▶ _WHAT IS NEEDED_
Extract only the first line of the listing and every line after it up to and including the one with "return (x - L) / pw". Omit the pictures.

══ DATA LINES ══

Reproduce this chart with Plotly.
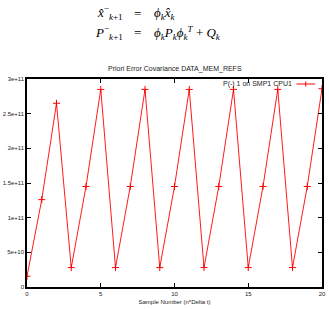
import plotly.graph_objects as go

sample_n = list(range(21))
p_minus = [1.55e10, 1.26e11, 2.65e11,
           2.8e10, 1.45e11, 2.85e11,
           2.8e10, 1.45e11, 2.85e11,
           2.8e10, 1.45e11, 2.85e11,
           2.8e10, 1.45e11, 2.85e11,
           2.8e10, 1.45e11, 2.85e11,
           2.8e10, 1.45e11, 2.86e11]
series_name = "P(-) 1 on SMP1 CPU1"
y_tickvals = [0, 5e10, 1e11, 1.5e11, 2e11, 2.5e11, 3e11]
y_ticktext = ["0", "5e+10", "1e+11", "1.5e+11", "2e+11", "2.5e+11", "3e+11"]
x_tickvals = [0, 5, 10, 15, 20]

W, H = 329, 309
L, R, T, B = 26, 3, 79, 22
pw, ph = W - L - R, H - T - B

def px(x):
    return (x - L) / pw

def py(y):
    return (H - B - y) / ph

RED = "#ff0000"
fig = go.Figure()
fig.add_trace(go.Scatter(
    x=sample_n, y=p_minus, mode="lines+markers", name=series_name,
    line=dict(color=RED, width=0.9),
    marker=dict(symbol="cross-thin", size=5, line=dict(color=RED, width=1)),
    showlegend=False,
))

axis_common = dict(showline=True, linecolor="black", linewidth=1.5, mirror="ticks",
                   ticks="inside", ticklen=4, tickcolor="black", tickwidth=1, showgrid=False,
                   zeroline=False, tickfont=dict(family="Liberation Sans", size=6, color="#222"))
fig.update_xaxes(range=[0, 20], tickvals=x_tickvals, **axis_common,
                 title=dict(text="Sample Number (n*Delta t)", font=dict(family="Liberation Sans", size=6, color="#222"), standoff=4))
fig.update_yaxes(range=[0, 3e11], tickvals=y_tickvals, ticktext=y_ticktext, **axis_common)

anns = []
anns.append(dict(text="Priori Error Covariance DATA_MEM_REFS", x=px(176), y=py(69), xref="paper", yref="paper",
                 showarrow=False, xanchor="center", yanchor="middle",
                 font=dict(family="Liberation Sans", size=7, color="#222")))
anns.append(dict(text=series_name, x=px(298), y=py(84), xref="paper", yref="paper",
                 showarrow=False, xanchor="right", yanchor="middle",
                 font=dict(family="Liberation Sans", size=7, color="#222")))
mf = dict(family="Liberation Serif", size=13, color="black")
anns += [
    dict(text="<i>x̂</i><sup>−</sup><sub><i>k</i>+1</sub>", x=px(126), y=py(13), xanchor="right"),
    dict(text="=", x=px(138), y=py(13), xanchor="center"),
    dict(text="<i>ϕ<sub>k</sub>x̂<sub>k</sub></i>", x=px(153), y=py(13), xanchor="left"),
    dict(text="<i>P</i><sup>−</sup><sub><i>k</i>+1</sub>", x=px(126), y=py(33), xanchor="right"),
    dict(text="=", x=px(138), y=py(33), xanchor="center"),
    dict(text="<i>ϕ<sub>k</sub>P<sub>k</sub>ϕ<sub>k</sub><sup>T</sup></i> + <i>Q<sub>k</sub></i>", x=px(153), y=py(33), xanchor="left"),
]
for a in anns[2:]:
    a.update(xref="paper", yref="paper", showarrow=False, yanchor="middle", font=mf)

fig.update_layout(
    width=W, height=H, margin=dict(l=L, r=R, t=T, b=B),
    paper_bgcolor="white", plot_bgcolor="white",
    annotations=anns,
    shapes=[dict(type="line", xref="paper", yref="paper", x0=px(300), x1=px(319), y0=py(84), y1=py(84),
                 line=dict(color=RED, width=1)),
            dict(type="line", xref="paper", yref="paper", x0=px(309.5), x1=px(309.5), y0=py(81.5), y1=py(86.5),
                 line=dict(color=RED, width=1))],
)
fig.write_html("out.html")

═══

▶ _IN RESPONSE_
Reproduce this chart with Plotly.
import plotly.graph_objects as go

sample_n = list(range(21))
p_minus = [1.55e10, 1.26e11, 2.65e11,
           2.8e10, 1.45e11, 2.85e11,
           2.8e10, 1.45e11, 2.85e11,
           2.8e10, 1.45e11, 2.85e11,
           2.8e10, 1.45e11, 2.85e11,
           2.8e10, 1.45e11, 2.85e11,
           2.8e10, 1.45e11, 2.86e11]
series_name = "P(-) 1 on SMP1 CPU1"
y_tickvals = [0, 5e10, 1e11, 1.5e11, 2e11, 2.5e11, 3e11]
y_ticktext = ["0", "5e+10", "1e+11", "1.5e+11", "2e+11", "2.5e+11", "3e+11"]
x_tickvals = [0, 5, 10, 15, 20]

W, H = 329, 309
L, R, T, B = 26, 3, 79, 22
pw, ph = W - L - R, H - T - B

def px(x):
    return (x - L) / pw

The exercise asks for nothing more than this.